»»

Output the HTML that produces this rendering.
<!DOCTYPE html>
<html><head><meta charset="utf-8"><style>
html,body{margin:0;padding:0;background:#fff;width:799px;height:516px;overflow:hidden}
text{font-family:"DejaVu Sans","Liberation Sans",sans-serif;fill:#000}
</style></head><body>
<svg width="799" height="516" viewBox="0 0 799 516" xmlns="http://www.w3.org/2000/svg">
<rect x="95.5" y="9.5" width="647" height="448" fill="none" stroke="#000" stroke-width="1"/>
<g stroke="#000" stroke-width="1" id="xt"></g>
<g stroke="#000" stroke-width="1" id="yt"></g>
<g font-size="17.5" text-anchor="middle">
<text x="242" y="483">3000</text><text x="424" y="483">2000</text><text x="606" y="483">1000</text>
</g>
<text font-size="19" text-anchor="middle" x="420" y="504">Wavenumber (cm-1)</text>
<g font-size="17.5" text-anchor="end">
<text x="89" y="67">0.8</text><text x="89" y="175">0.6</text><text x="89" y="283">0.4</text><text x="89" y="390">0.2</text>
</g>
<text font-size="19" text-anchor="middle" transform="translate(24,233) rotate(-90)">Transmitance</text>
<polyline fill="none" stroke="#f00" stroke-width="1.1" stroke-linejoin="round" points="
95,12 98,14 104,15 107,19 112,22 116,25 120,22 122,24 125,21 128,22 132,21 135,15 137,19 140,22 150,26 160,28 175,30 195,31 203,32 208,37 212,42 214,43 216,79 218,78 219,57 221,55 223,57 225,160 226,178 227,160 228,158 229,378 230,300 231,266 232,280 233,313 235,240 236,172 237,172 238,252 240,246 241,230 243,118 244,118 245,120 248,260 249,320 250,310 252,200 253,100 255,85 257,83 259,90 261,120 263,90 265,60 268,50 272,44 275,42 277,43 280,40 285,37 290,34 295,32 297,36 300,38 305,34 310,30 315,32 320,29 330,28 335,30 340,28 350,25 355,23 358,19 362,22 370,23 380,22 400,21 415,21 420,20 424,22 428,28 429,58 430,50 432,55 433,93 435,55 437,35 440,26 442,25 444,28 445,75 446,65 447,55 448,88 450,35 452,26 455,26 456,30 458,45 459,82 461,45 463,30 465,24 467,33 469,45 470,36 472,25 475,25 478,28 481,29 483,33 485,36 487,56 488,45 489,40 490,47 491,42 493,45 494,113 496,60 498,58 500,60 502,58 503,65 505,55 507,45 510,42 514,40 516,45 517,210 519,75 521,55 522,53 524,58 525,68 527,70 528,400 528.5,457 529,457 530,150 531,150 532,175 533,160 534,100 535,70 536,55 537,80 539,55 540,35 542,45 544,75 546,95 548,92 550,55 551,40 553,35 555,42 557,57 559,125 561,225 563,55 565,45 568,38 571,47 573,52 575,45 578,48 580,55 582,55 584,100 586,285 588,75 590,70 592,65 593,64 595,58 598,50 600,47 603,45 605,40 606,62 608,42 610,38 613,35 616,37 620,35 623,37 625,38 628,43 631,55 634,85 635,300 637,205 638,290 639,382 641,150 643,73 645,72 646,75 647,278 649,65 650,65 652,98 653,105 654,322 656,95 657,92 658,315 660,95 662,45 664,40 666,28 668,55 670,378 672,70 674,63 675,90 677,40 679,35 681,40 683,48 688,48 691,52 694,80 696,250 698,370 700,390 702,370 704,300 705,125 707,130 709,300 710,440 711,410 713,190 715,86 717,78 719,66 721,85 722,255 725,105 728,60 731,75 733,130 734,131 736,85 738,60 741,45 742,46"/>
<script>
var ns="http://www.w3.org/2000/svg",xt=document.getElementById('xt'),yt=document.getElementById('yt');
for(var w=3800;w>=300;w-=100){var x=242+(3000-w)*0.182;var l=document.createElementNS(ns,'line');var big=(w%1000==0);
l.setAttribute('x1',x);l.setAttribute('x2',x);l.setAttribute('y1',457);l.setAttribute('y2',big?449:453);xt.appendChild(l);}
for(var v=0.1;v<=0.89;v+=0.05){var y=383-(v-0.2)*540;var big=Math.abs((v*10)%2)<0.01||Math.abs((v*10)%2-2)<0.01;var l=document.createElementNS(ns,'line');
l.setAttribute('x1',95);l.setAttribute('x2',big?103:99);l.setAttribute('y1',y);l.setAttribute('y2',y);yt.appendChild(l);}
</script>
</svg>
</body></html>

««

▶ _Problem description_
Please repeat the listing above in full and exactly.

▶ _Exercise answer_
Output the HTML that produces this rendering.
<!DOCTYPE html>
<html><head><meta charset="utf-8"><style>
html,body{margin:0;padding:0;background:#fff;width:799px;height:516px;overflow:hidden}
text{font-family:"DejaVu Sans","Liberation Sans",sans-serif;fill:#000}
</style></head><body>
<svg width="799" height="516" viewBox="0 0 799 516" xmlns="http://www.w3.org/2000/svg">
<rect x="95.5" y="9.5" width="647" height="448" fill="none" stroke="#000" stroke-width="1"/>
<g stroke="#000" stroke-width="1" id="xt"></g>
<g stroke="#000" stroke-width="1" id="yt"></g>
<g font-size="17.5" text-anchor="middle">
<text x="242" y="483">3000</text><text x="424" y="483">2000</text><text x="606" y="483">1000</text>
</g>
<text font-size="19" text-anchor="middle" x="420" y="504">Wavenumber (cm-1)</text>
<g font-size="17.5" text-anchor="end">
<text x="89" y="67">0.8</text><text x="89" y="175">0.6</text><text x="89" y="283">0.4</text><text x="89" y="390">0.2</text>
</g>
<text font-size="19" text-anchor="middle" transform="translate(24,233) rotate(-90)">Transmitance</text>
<polyline fill="none" stroke="#f00" stroke-width="1.1" stroke-linejoin="round" points="
95,12 98,14 104,15 107,19 112,22 116,25 120,22 122,24 125,21 128,22 132,21 135,15 137,19 140,22 150,26 160,28 175,30 195,31 203,32 208,37 212,42 214,43 216,79 218,78 219,57 221,55 223,57 225,160 226,178 227,160 228,158 229,378 230,300 231,266 232,280 233,313 235,240 236,172 237,172 238,252 240,246 241,230 243,118 244,118 245,120 248,260 249,320 250,310 252,200 253,100 255,85 257,83 259,90 261,120 263,90 265,60 268,50 272,44 275,42 277,43 280,40 285,37 290,34 295,32 297,36 300,38 305,34 310,30 315,32 320,29 330,28 335,30 340,28 350,25 355,23 358,19 362,22 370,23 380,22 400,21 415,21 420,20 424,22 428,28 429,58 430,50 432,55 433,93 435,55 437,35 440,26 442,25 444,28 445,75 446,65 447,55 448,88 450,35 452,26 455,26 456,30 458,45 459,82 461,45 463,30 465,24 467,33 469,45 470,36 472,25 475,25 478,28 481,29 483,33 485,36 487,56 488,45 489,40 490,47 491,42 493,45 494,113 496,60 498,58 500,60 502,58 503,65 505,55 507,45 510,42 514,40 516,45 517,210 519,75 521,55 522,53 524,58 525,68 527,70 528,400 528.5,457 529,457 530,150 531,150 532,175 533,160 534,100 535,70 536,55 537,80 539,55 540,35 542,45 544,75 546,95 548,92 550,55 551,40 553,35 555,42 557,57 559,125 561,225 563,55 565,45 568,38 571,47 573,52 575,45 578,48 580,55 582,55 584,100 586,285 588,75 590,70 592,65 593,64 595,58 598,50 600,47 603,45 605,40 606,62 608,42 610,38 613,35 616,37 620,35 623,37 625,38 628,43 631,55 634,85 635,300 637,205 638,290 639,382 641,150 643,73 645,72 646,75 647,278 649,65 650,65 652,98 653,105 654,322 656,95 657,92 658,315 660,95 662,45 664,40 666,28 668,55 670,378 672,70 674,63 675,90 677,40 679,35 681,40 683,48 688,48 691,52 694,80 696,250 698,370 700,390 702,370 704,300 705,125 707,130 709,300 710,440 711,410 713,190 715,86 717,78 719,66 721,85 722,255 725,105 728,60 731,75 733,130 734,131 736,85 738,60 741,45 742,46"/>
<script>
var ns="http://www.w3.org/2000/svg",xt=document.getElementById('xt'),yt=document.getElementById('yt');
for(var w=3800;w>=300;w-=100){var x=242+(3000-w)*0.182;var l=document.createElementNS(ns,'line');var big=(w%1000==0);
l.setAttribute('x1',x);l.setAttribute('x2',x);l.setAttribute('y1',457);l.setAttribute('y2',big?449:453);xt.appendChild(l);}
for(var v=0.1;v<=0.89;v+=0.05){var y=383-(v-0.2)*540;var big=Math.abs((v*10)%2)<0.01||Math.abs((v*10)%2-2)<0.01;var l=document.createElementNS(ns,'line');
l.setAttribute('x1',95);l.setAttribute('x2',big?103:99);l.setAttribute('y1',y);l.setAttribute('y2',y);yt.appendChild(l);}
</script>
</svg>
</body></html>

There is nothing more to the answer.